'I may add that they are so troubled by the constant passage of travellers entering Italy or leaving it, that it would have been right to excuse them even if those products had been found there in abundance[845].'
[15.] Senator, Praetorian Praefect, to Maximus, Vir Clarissimus, Cancellarius of Lucania and Bruttii[846].
Praises of the author's birthplace, Scyllacium.
'Scyllacium, the first city of Bruttii, which Ulysses the destroyer of Troy is believed to have founded, is said to be unreasonably vexed by the exorbitant demands of purveyors[847]. These injuries grieve us all the more on account of our patriotic love for the place.
'The city of Scyllacium, which is so placed as to look down upon the Hadriatic Gulf, hangs upon the hills like a cluster of grapes: not that it may pride itself upon their difficult ascent, but that it may voluptuously gaze on verdant plains and the blue back of the sea. The city beholds the rising sun from its very cradle, when the day that is about to be born sends forward no heralding Aurora; but as soon as it begins to rise, the quivering brightness displays its torch. It beholds Phoebus in his joy; it is bathed in the brightness of that luminary, so that it might be thought to be itself the native land of the sun, the claims of Rhodes to that honour being outdone.
'It enjoys a translucent air, but withal so temperate that its winters are sunny, and its summers cool; and life passes there without sorrow, since hostile seasons are feared by none. Hence, too, man himself is here freer of soul than elsewhere, for this temperateness of the climate prevails in all things.
'In sooth, a hot fatherland makes its children sharp and fickle, a cold one slow and sly; it is only a temperate climate which composes the characters of men by its own moderation. Hence was it that the ancients pronounced Athens to be the seat of sages, because, enriched with an air of the greatest purity, it prepared with glad liberality the lucid intellects of its sons for the contemplative part of life. Assuredly for the body to imbibe muddy waters is a different thing from sucking in the transparency of a sweet fountain. Even so the vigour of the mind is repressed when it is clogged by a heavy atmosphere. Nature herself hath made us subject to these influences. Clouds make us feel sad; and again a bright sky fills us with joy, because the heavenly substance of the soul delights in everything that is unstained and pure.
'Scyllacium has also an abundant share of the delicacies of the sea, possessing near it those gates of Neptune which we ourselves constructed. At the foot of the Moscian Mount we hollowed out the bowels of the rock, and tastefully[848] introduced therein the eddying waves of Nereus. Here a troop of fishes, sporting in free captivity, refreshes all minds with delight, and charms all eyes with admiration. They run greedily to the hand of man, and before they become his food seek dainties from him. Man feeds his own dainty morsels, and while he has that which can bring them into his power, it often happens that being already replete he lets them all go again.

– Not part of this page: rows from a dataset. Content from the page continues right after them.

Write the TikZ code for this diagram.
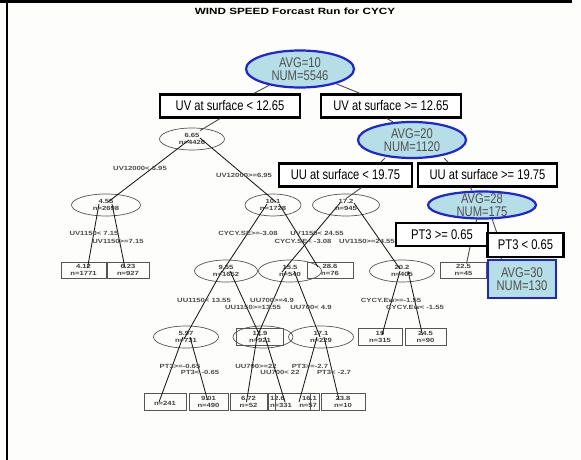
\documentclass[tikz,border=0pt]{standalone}
\usepackage{fontspec}
\setmainfont{Liberation Sans}
\newfontfamily\bigfont[FakeStretch=0.8]{Liberation Sans}
\newfontfamily\tinyfont[FakeStretch=1.28]{Liberation Sans}
\newfontfamily\titlefont[FakeStretch=1.3]{Liberation Sans}
\usetikzlibrary{shapes.geometric,calc}
\definecolor{lblue}{HTML}{B5DEE6}
\definecolor{blueB}{HTML}{1C24DC}
\definecolor{txtgray}{HTML}{505050}
\definecolor{smgray}{HTML}{555555}
\definecolor{bg}{HTML}{FDFDFB}
\begin{document}
\begin{tikzpicture}[x=1pt,y=-1pt,
  bigell/.style={ellipse,draw=blueB,fill=lblue,line width=2.2pt,inner sep=0pt},
  bigtxt/.style={font=\bigfont\fontsize{14}{13.5}\selectfont,text=txtgray,align=center,inner sep=0pt},
  bigbox/.style={rectangle,draw=black,fill=white,line width=2.2pt,inner sep=0pt,font=\bigfont\fontsize{14}{14}\selectfont},
  avgbox/.style={rectangle,draw=blueB,fill=lblue,line width=2.2pt,inner sep=0pt,font=\bigfont\fontsize{14}{13.5}\selectfont,text=txtgray,align=center},
  smell/.style={ellipse,draw=smgray,line width=0.7pt,inner sep=0pt,minimum height=22,font=\tinyfont\bfseries\fontsize{6}{6.3}\selectfont,align=center,text=black!75},
  smbox/.style={rectangle,draw=smgray,line width=0.7pt,inner sep=0pt,minimum height=16,font=\tinyfont\bfseries\fontsize{6}{6.3}\selectfont,align=center,text=black!75},
  lab/.style={font=\tinyfont\bfseries\fontsize{6}{6}\selectfont,text=black!70,inner sep=0pt},
  link/.style={line width=0.85pt,black!90},
  biglink/.style={line width=0.9pt,black!70}
]
\useasboundingbox (0,0) rectangle (581,460);
\fill[bg] (0,0) rectangle (581,460);
% frame
\draw[line width=3pt] (0,2) -- (572,2);
\draw[line width=2pt] (7,2) -- (7,460);

% title
\node[font=\titlefont\bfseries\fontsize{9}{9}\selectfont,inner sep=0pt] (title) at (295,11) {WIND SPEED Forcast Run for CYCY};

% ---------- small (gray) tree ----------
\node[smell,minimum width=65] (e665) at (192,139) {6.65\\n=4426};
\node[smell,minimum width=69] (e455) at (106,205) {4.55\\n=2698};
\node[smell,minimum width=56] (e101) at (273,205) {10.1\\n=1728};
\node[smell,minimum width=67] (e17) at (346,205) {17.2\\n=945};
\node[smbox,minimum width=45] (l412) at (83.5,270) {4.12\\n=1771};
\node[smbox,minimum width=42] (l623) at (128,270) {6.23\\n=927};
\node[smell,minimum width=63] (e955) at (226,271) {9.55\\n=1652};
\node[smell,minimum width=63] (e155) at (290,271) {15.5\\n=540};
\node[smbox,minimum width=46] (l286) at (330,270) {28.6\\n=76};
\node[smell,minimum width=65] (e202) at (402,271) {20.2\\n=405};
\node[smbox,minimum width=46] (l225) at (463.5,270) {22.5\\n=45};
\node[smbox,minimum width=44] (lhid) at (510,270) {};
\node[smell,minimum width=65] (e597) at (186,337) {5.97\\n=731};
\node[smell,minimum width=60] (ehid) at (263,337) {};
\node[smbox,minimum width=47,minimum height=17] (l129) at (260,337) {12.9\\n=921};
\node[smell,minimum width=65] (e171) at (321,337) {17.1\\n=229};
\node[smbox,minimum width=44,minimum height=17] (l19) at (380,337) {19\\n=315};
\node[smbox,minimum width=41,minimum height=17] (l245) at (425.5,337) {24.5\\n=90};
\node[smbox,minimum width=42,minimum height=17] (r1) at (165,402) {\\n=241};
\node[smbox,minimum width=39,minimum height=17] (r2) at (208.5,402) {9.01\\n=490};
\node[smbox,minimum width=37,minimum height=17] (r3) at (248.5,402) {6.72\\n=52};
\node[smbox,minimum width=42,minimum height=17,text width=38,align=left] (r4) at (289,402) {12.6\\n=331};
\node[smbox,minimum width=44,minimum height=17,text width=40,align=right] (r5) at (297,402) {16.1\\n=57};
\node[smbox,minimum width=44,minimum height=17] (r6) at (343,402) {23.8\\n=10};

% small tree links
\draw[link] ($(e665.center)+(-3,1)$) -- ($(e455.center)+(2,-3)$);
\draw[link] ($(e665.center)+(8,-1)$) -- ($(e101.center)+(3,-3)$);
\draw[link] ($(e455.center)+(-7,-1)$) -- ($(l412.center)+(4,-2)$);
\draw[link] ($(e455.center)+(6,-1)$) -- ($(l623.center)+(-3,-2)$);
\draw[link] ($(e101.center)+(-6,-1)$) -- ($(e955.center)+(-4,1)$);
\draw[link] ($(e101.center)+(6,-1)$) -- ($(l286.center)+(-12,-3)$);
\draw[link] ($(e17.center)+(-6,-2)$) -- ($(e155.center)+(-8,1)$);
\draw[link] ($(e17.center)+(8,-2)$) -- ($(e202.center)+(-2,-2)$);
\draw[link] ($(e955.center)+(-4,0)$) -- ($(e597.center)+(-2,2)$);
\draw[link] ($(e955.center)+(4,0)$) -- ($(l129.center)+(0,-1)$);
\draw[link] ($(e155.center)+(-4,0)$) -- ($(ehid.center)+(-7,2)$);
\draw[link] ($(e155.center)+(4,0)$) -- ($(e171.center)+(-1,0)$);
\draw[link] ($(e202.center)+(-2,0)$) -- ($(l19.center)+(2,-2)$);
\draw[link] ($(e202.center)+(6,0)$) -- ($(l245.center)+(-3,-2)$);
\draw[link] ($(e597.center)+(-3,0)$) -- ($(r1.center)+(-6,0)$);
\draw[link] ($(e597.center)+(4,0)$) -- ($(r2.center)+(-1,-2)$);
\draw[link] ($(ehid.center)+(-6,0)$) -- ($(r3.center)+(-2,0)$);
\draw[link] ($(ehid.center)+(2,0)$) -- ($(r4.center)+(-4,0)$);
\draw[link] ($(e171.center)+(-4,0)$) -- ($(r5.center)+(2,0)$);
\draw[link] ($(e171.center)+(3,0)$) -- ($(r6.center)+(-4,-2)$);

% split labels
\node[lab] (s1) at (140,168) {UV12000< 6.95};
\node[lab] (s2) at (244,175) {UV12000>=6.95};
\node[lab] (s3) at (94,233) {UV1150< 7.15};
\node[lab] (s4) at (118,241) {UV1150>=7.15};
\node[lab] (s5) at (248,233) {CYCY.SE>=-3.08};
\node[lab] (s6) at (317,233) {UV1150< 24.55};
\node[lab] (s7) at (303,241) {CYCY.SE< -3.08};
\node[lab] (s8) at (367,241) {UV1150>=24.55};
\node[lab] (s9) at (204,300) {UU1150< 13.55};
\node[lab] (s10) at (272,300) {UU700>=4.9};
\node[lab] (s11) at (253,307) {UU1150>=13.55};
\node[lab] (s12) at (311,307) {UU700< 4.9};
\node[lab] (s13) at (391,300) {CYCY.Ew>=-1.55};
\node[lab] (s14) at (415,307) {CYCY.Ew< -1.55};
\node[lab] (s15) at (180,366) {PT3>=-0.65};
\node[lab] (s16) at (200,372) {PT3< -0.65};
\node[lab] (s17) at (256,366) {UU700>=22};
\node[lab] (s18) at (280,372) {UU700< 22};
\node[lab] (s19) at (310,366) {PT3>=-2.7};
\node[lab] (s20) at (334,372) {PT3< -2.7};

% ---------- big overlay tree ----------
\node[bigell,minimum width=108,minimum height=37] (root) at (300,69) {};
\node[bigtxt] at (root.center) {AVG=10\\NUM=5546};
\node[bigbox,minimum width=140,minimum height=23] (b1) at (230,106) {UV at surface < 12.65};
\node[bigbox,minimum width=140,minimum height=23] (b2) at (391,106) {UV at surface >= 12.65};
\node[bigell,minimum width=108,minimum height=36] (avg20) at (412,140) {};
\node[bigtxt] at (avg20.center) {AVG=20\\NUM=1120};
\node[bigbox,minimum width=133,minimum height=23] (b3) at (345.5,175) {UU at surface < 19.75};
\node[bigbox,minimum width=139,minimum height=23] (b4) at (487.5,175) {UU at surface >= 19.75};
\node[bigell,minimum width=108,minimum height=27] (avg28) at (482,205) {};
\node[bigtxt] at (avg28.center) {AVG=28\\NUM=175};
\node[bigbox,minimum width=92,minimum height=23] (b5) at (442,234.5) {PT3 >= 0.65};
\node[bigbox,minimum width=76,minimum height=24] (b6) at (525.5,245) {PT3 < 0.65};
\node[avgbox,minimum width=68,minimum height=38] (avg30) at (522,279) {AVG=30\\NUM=130};

% big links
\draw[biglink] (root) -- (b1);
\draw[biglink] (root) -- (b2);
\draw[biglink] ($(b1.south)+(-10,0)$) -- ($(e665.north)+(8,3)$);
\draw[biglink] ($(b2.south)+(-4,0)$) -- ($(avg20.north)+(-19,1)$);
\draw[biglink] ($(avg20.south)+(-27,-1)$) -- ($(b3.north)+(35,0)$);
\draw[biglink] ($(avg20.south)+(32,-1)$) -- ($(b4.north)+(-39,0)$);
\draw[biglink] ($(b3.south)+(16,0)$) -- ($(e17.north)+(0,5)$);
\draw[biglink] ($(b4.south)+(-17,0)$) -- ($(avg28.north)+(-10,0)$);
\draw[biglink] ($(avg28.south)+(-5,-1)$) -- ($(b5.north)+(34,0)$);
\draw[biglink] ($(avg28.south)+(10,-1)$) -- ($(b6.north)+(-29,0)$);
\draw[biglink] ($(b5.south)+(28,0)$) -- ($(l225.north)+(3,2)$);
\draw[biglink] ($(b6.south)+(-24,0)$) -- ($(avg30.north)+(-21,0)$);
\end{tikzpicture}
\end{document}
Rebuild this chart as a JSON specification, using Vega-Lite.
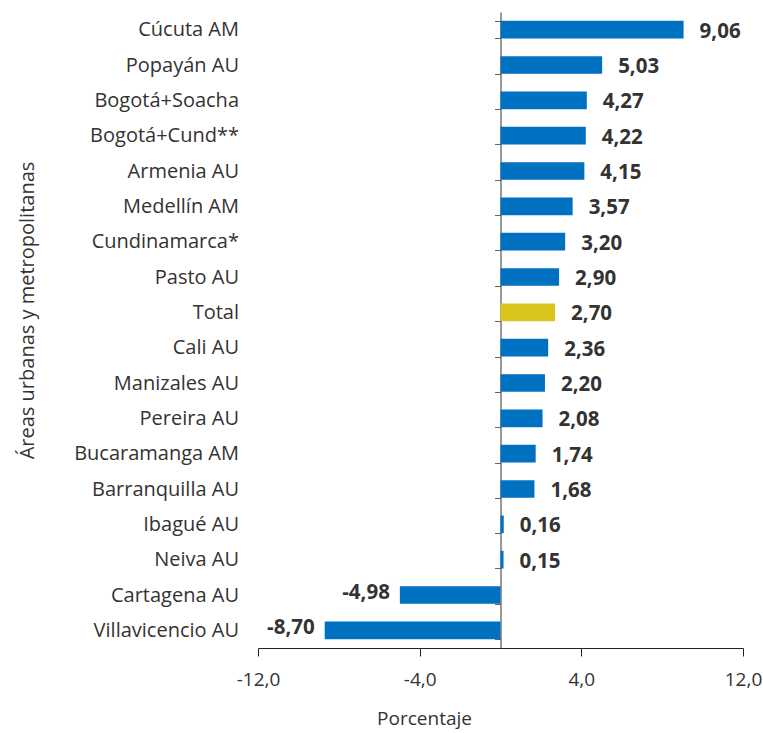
{
  "$schema": "https://vega.github.io/schema/vega-lite/v6.json",
  "width": 485,
  "height": 636,
  "autosize": {"type": "none"},
  "padding": {"left": 258, "top": 12, "right": 20, "bottom": 85},
  "background": "white",
  "config": {
    "view": {"stroke": null},
    "locale": {"number": {"decimal": ",", "thousands": ".", "grouping": [3], "currency": ["$", ""], "minus": "-"}}
  },
  "data": {
    "values": [
      {"area": "Cúcuta AM", "valor": 9.06, "tipo": "Área"},
      {"area": "Popayán AU", "valor": 5.03, "tipo": "Área"},
      {"area": "Bogotá+Soacha", "valor": 4.27, "tipo": "Área"},
      {"area": "Bogotá+Cund**", "valor": 4.22, "tipo": "Área"},
      {"area": "Armenia AU", "valor": 4.15, "tipo": "Área"},
      {"area": "Medellín AM", "valor": 3.57, "tipo": "Área"},
      {"area": "Cundinamarca*", "valor": 3.20, "tipo": "Área"},
      {"area": "Pasto AU", "valor": 2.90, "tipo": "Área"},
      {"area": "Total", "valor": 2.70, "tipo": "Total"},
      {"area": "Cali AU", "valor": 2.36, "tipo": "Área"},
      {"area": "Manizales AU", "valor": 2.20, "tipo": "Área"},
      {"area": "Pereira AU", "valor": 2.08, "tipo": "Área"},
      {"area": "Bucaramanga AM", "valor": 1.74, "tipo": "Área"},
      {"area": "Barranquilla AU", "valor": 1.68, "tipo": "Área"},
      {"area": "Ibagué AU", "valor": 0.16, "tipo": "Área"},
      {"area": "Neiva AU", "valor": 0.15, "tipo": "Área"},
      {"area": "Cartagena AU", "valor": -4.98, "tipo": "Área"},
      {"area": "Villavicencio AU", "valor": -8.70, "tipo": "Área"}
    ]
  },
  "encoding": {
    "y": {
      "field": "area",
      "type": "nominal",
      "sort": null,
      "scale": {"paddingInner": 0.5, "paddingOuter": 0.25},
      "axis": {
        "title": "Áreas urbanas y metropolitanas",
        "titleFont": "Open Sans",
        "titleFontSize": 20,
        "titleFontWeight": "normal",
        "titleColor": "#333333",
        "titleX": -473,
        "titleY": 298,
        "titleBaseline": "middle",
        "titleAngle": -90,
        "offset": -242.5,
        "domain": true,
        "domainColor": "#333333",
        "domainWidth": 1,
        "ticks": true,
        "tickBand": "extent",
        "tickSize": 6,
        "tickColor": "#666666",
        "labelPadding": 256,
        "labelFont": "Open Sans",
        "labelFontSize": 20,
        "labelColor": "#333333"
      }
    },
    "x": {
      "field": "valor",
      "type": "quantitative",
      "scale": {"domain": [-12, 12], "nice": false},
      "axis": {
        "values": [-12, -4, 4, 12],
        "format": ".1f",
        "grid": false,
        "domainColor": "#222222",
        "tickColor": "#222222",
        "tickSize": 8,
        "labelPadding": 14,
        "labelFlush": false,
        "labelFont": "Open Sans",
        "labelFontSize": 19,
        "labelColor": "#333333",
        "title": "Porcentaje",
        "titleFont": "Open Sans",
        "titleFontSize": 19,
        "titleFontWeight": "normal",
        "titleColor": "#333333",
        "titleX": 166,
        "titlePadding": 20
      }
    }
  },
  "layer": [
    {
      "mark": {"type": "bar"},
      "encoding": {
        "color": {
          "field": "tipo",
          "type": "nominal",
          "scale": {"domain": ["Área", "Total"], "range": ["#0070C0", "#DAC51D"]},
          "legend": null
        }
      }
    },
    {
      "transform": [{"filter": "datum.valor >= 0"}],
      "mark": {"type": "text", "align": "left", "dx": 16, "dy": 2, "font": "Open Sans", "fontSize": 20.5, "fontWeight": "bold", "color": "#333333"},
      "encoding": {"text": {"field": "valor", "type": "quantitative", "format": ".2f"}}
    },
    {
      "transform": [{"filter": "datum.valor < 0"}],
      "mark": {"type": "text", "align": "right", "dx": -10, "dy": -2, "font": "Open Sans", "fontSize": 20.5, "fontWeight": "bold", "color": "#333333"},
      "encoding": {"text": {"field": "valor", "type": "quantitative", "format": ".2f"}}
    }
  ]
}
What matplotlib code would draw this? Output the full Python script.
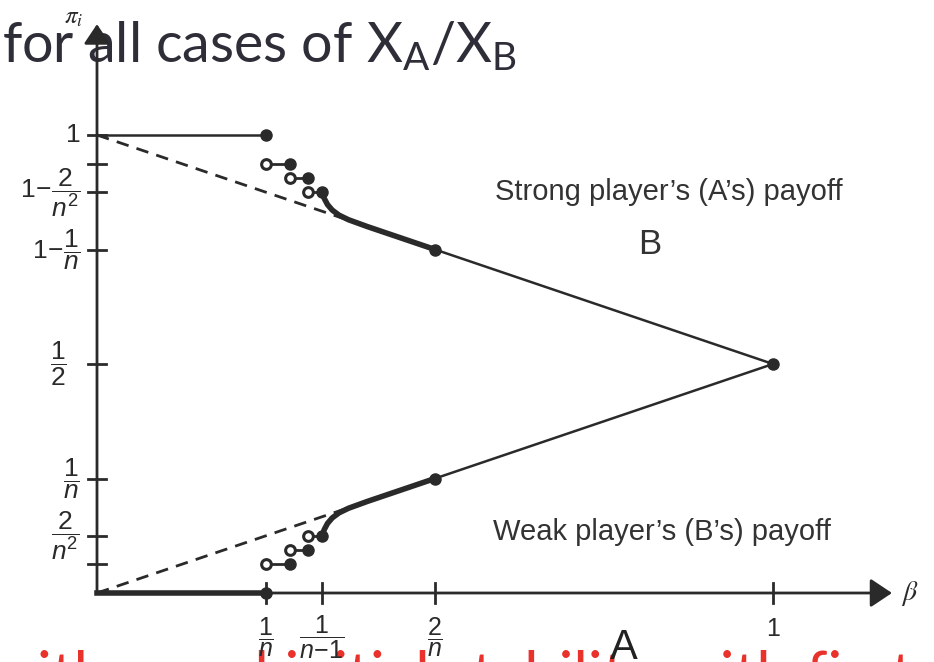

'The spectacle moreover of men engaged in honourable labour is not denied to those who are sitting tranquilly in the city. Plenteous vineyards are beheld in abundance. The fruitful toil of the threshing-floor is seen. The face of the green olive is disclosed. No one need sigh for the pleasures of the country, when it is given him to see them all from the town.
'And inasmuch as it has now no walls, you believe Scyllacium to be a rural city, though you might judge it to be an urban villa; and thus placed between the two worlds of town and country, it is lavishly praised by both.